Loehman was fired from the Independence, Ohio police department in 2012 because he exhibited signs of being emotionally unstable and was subsequently passed over for jobs at a number of other departments before getting a job in Cleveland. Last month, the Department of Justice released an unrelated, year-long report slamming the Cleveland Police Department for its use of force and an apparent racial bias in its policing.
• Finally, a Columbus suburb is getting what can only be described as a monumental honor. The city of Westerville will soon be home to the tacocropolis, aka the capitol of crunch; in other words, the country’s most expensive Taco Bell location. Westerville officials call it a great redevelopment project, and the development company says they see the upscale Taco Bell as an investment.

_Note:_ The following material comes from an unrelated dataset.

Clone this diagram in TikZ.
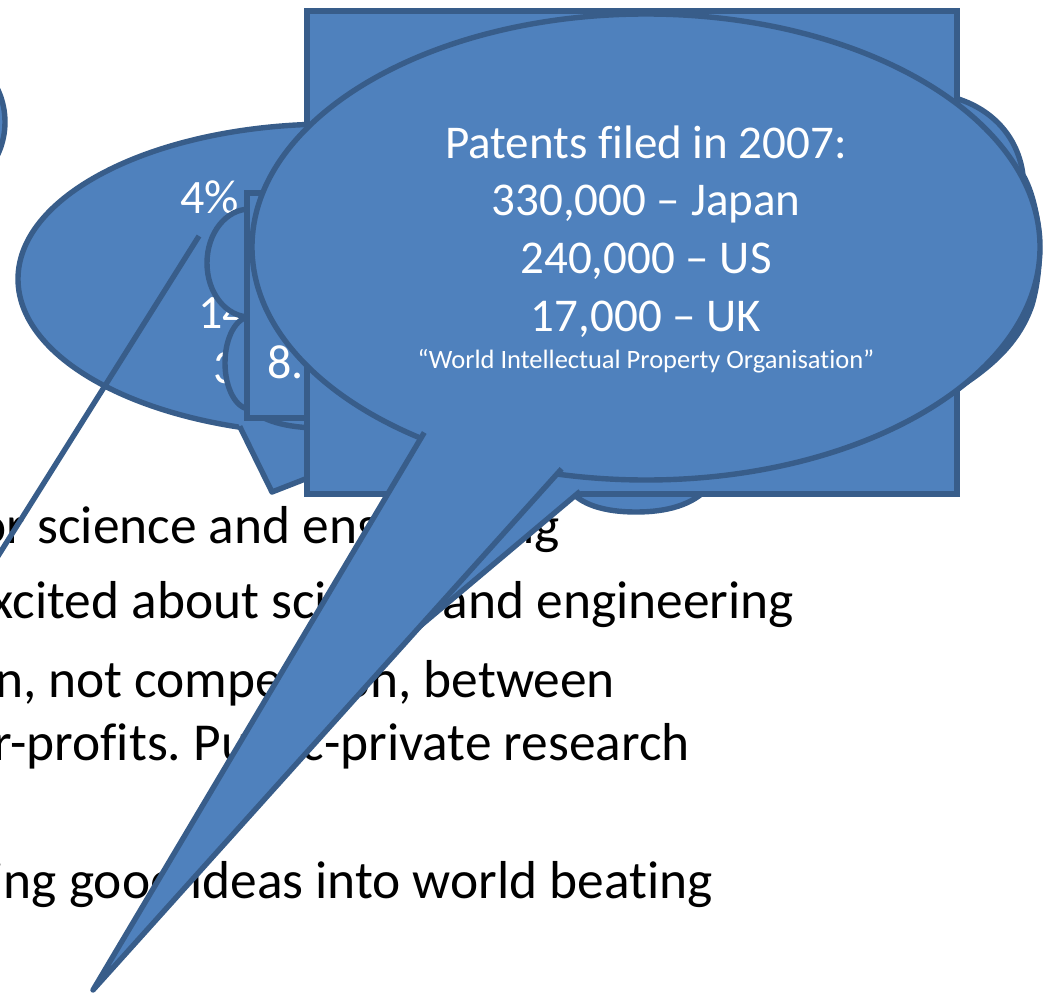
\documentclass[tikz,border=0pt]{standalone}
\usepackage{fontspec}
\setmainfont{Carlito}[Ligatures={NoCommon,NoContextual}]
\usetikzlibrary{calc}
\definecolor{shapefill}{HTML}{4F81BD}
\definecolor{shapeline}{HTML}{385D8A}
\frenchspacing
\tikzset{
  shp/.style={fill=shapefill, draw=shapeline, line width=5.4pt, line join=round},
  edgeline/.style={draw=shapeline, line width=5.4pt, line join=round},
  bullettext/.style={anchor=base east, inner sep=0pt, outer sep=0pt, text=black, font=\fontsize{53.4}{60}\selectfont},
  calltext/.style={anchor=base, inner sep=0pt, outer sep=0pt, text=white, font=\fontsize{47}{56}\selectfont},
  smalltext/.style={anchor=base, inner sep=0pt, outer sep=0pt, text=white, font=\fontsize{26.5}{30}\selectfont},
  lefttext/.style={anchor=base west, inner sep=0pt, outer sep=0pt, text=white, font=\fontsize{48}{56}\selectfont},
}
\begin{document}
\begin{tikzpicture}[x=1pt,y=-1pt]
\useasboundingbox (0,0) rectangle (1046,993);
\clip (0,0) rectangle (1046,993);

% body text of the slide (partly hidden)
\node[bullettext] (l1) at (560,543) {or science and engineering};
\node[bullettext] (l2) at (794,618) {xcited about science and engineering};
\node[bullettext] (l3) at (615,697) {n, not competition, between};
\node[bullettext] (l4) at (690,760) {r-profits. Public-private research};
\node[bullettext] (l5) at (713,898) {ing good ideas into world beating};

% circle at the left edge
\draw[shp] (-72,122) circle [radius=77pt];

% ellipse callout B
\coordinate (bTip) at (272,492);
\coordinate (bB1) at (240,427);
\coordinate (bB2) at (446,424);
\draw[shp] (332,279) ellipse [x radius=314pt, y radius=155pt];
\fill[shapefill] (bTip) -- ($(bB1)!-0.15!(bTip)$) -- ($(bB2)!-0.15!(bTip)$) -- cycle;
\draw[edgeline] ($(bB1)!-0.01!(bTip)$) -- (bTip) -- ($(bB2)!-0.01!(bTip)$);
\node[lefttext] (b1) at (180,213) {4\%};
\node[lefttext] (b2) at (198,328) {14};
\node[lefttext] (b3) at (213,383) {3};

% thin line
\coordinate (lnA) at (199,236);
\coordinate (lnB) at (-12,572);
\draw[edgeline, line cap=butt] (lnA) -- (lnB);

% cloud
\draw[shp] (250,209)
  .. controls (226,209) and (207,233) .. (207,263)
  .. controls (207,293) and (226,317) .. (250,317)
  .. controls (236,317) and (225,338) .. (225,363)
  .. controls (225,388) and (236,409) .. (250,409)
  .. controls (262,420) and (285,428) .. (320,428)
  -- (568,488)
  .. controls (580,505) and (605,512) .. (636,512)
  .. controls (667,512) and (692,505) .. (708,488)
  -- (945,478) -- (955,390)
  .. controls (995,365) and (1020,340) .. (1032,305)
  .. controls (1045,260) and (1040,205) .. (1023,175)
  .. controls (1018,135) and (990,108) .. (955,98)
  -- (940,30) -- (330,30) -- (320,200) -- cycle;

% small rectangle D
\draw[shp, line join=miter] (247,193) rectangle (600,418);
\node[lefttext] (d1) at (267,378) {8.1};

% rectangle callout E
\coordinate (eTip) at (261,760);
\coordinate (eB1) at (470,494);
\coordinate (eB2) at (577,494);
\draw[shp, line join=miter] (307,11) rectangle (957,494);
\fill[shapefill] (eTip) -- ($(eB1)!-0.15!(eTip)$) -- ($(eB2)!-0.15!(eTip)$) -- cycle;
\draw[edgeline] ($(eB1)!-0.01!(eTip)$) -- (eTip) -- ($(eB2)!-0.01!(eTip)$);

% ellipse callout C
\coordinate (cTip) at (93,990);
\coordinate (cB1) at (421,438);
\coordinate (cB2) at (557,474);
\draw[shp] (646,247) ellipse [x radius=394pt, y radius=233pt];
\fill[shapefill] (cTip) -- ($(cB1)!-0.15!(cTip)$) -- ($(cB2)!-0.15!(cTip)$) -- cycle;
\draw[edgeline] ($(cB1)!-0.01!(cTip)$) -- (cTip) -- ($(cB2)!-0.01!(cTip)$);
\node[calltext] (c1) at (646,158) {Patents filed in 2007:};
\node[calltext] (c2) at (646,215) {330,000 – Japan};
\node[calltext] (c3) at (646,273) {240,000 – US};
\node[calltext] (c4) at (646,331) {17,000 – UK};
\node[smalltext] (c5) at (646,368) {“World Intellectual Property Organisation”};
\end{tikzpicture}
\end{document}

“Westerville is a very discriminating city about what they want done and how they want it to look," Hadler Company President Stephen Breech said. "Sometimes you get subpar looks from a fast-food building — but this isn't that kind of a facility. It has a lot of brick on it and things like that."
The developer won’t divulge how much the project will cost, and Taco Bell will only confirm that it is the chain’s most expensive location, building-wise, in the country.
A lot of brick on it, indeed. I really hope the “things like that” he’s referring to are giant, gold plated monuments to the Cheesy Gordita Crunch, one of mankind’s greatest inventions.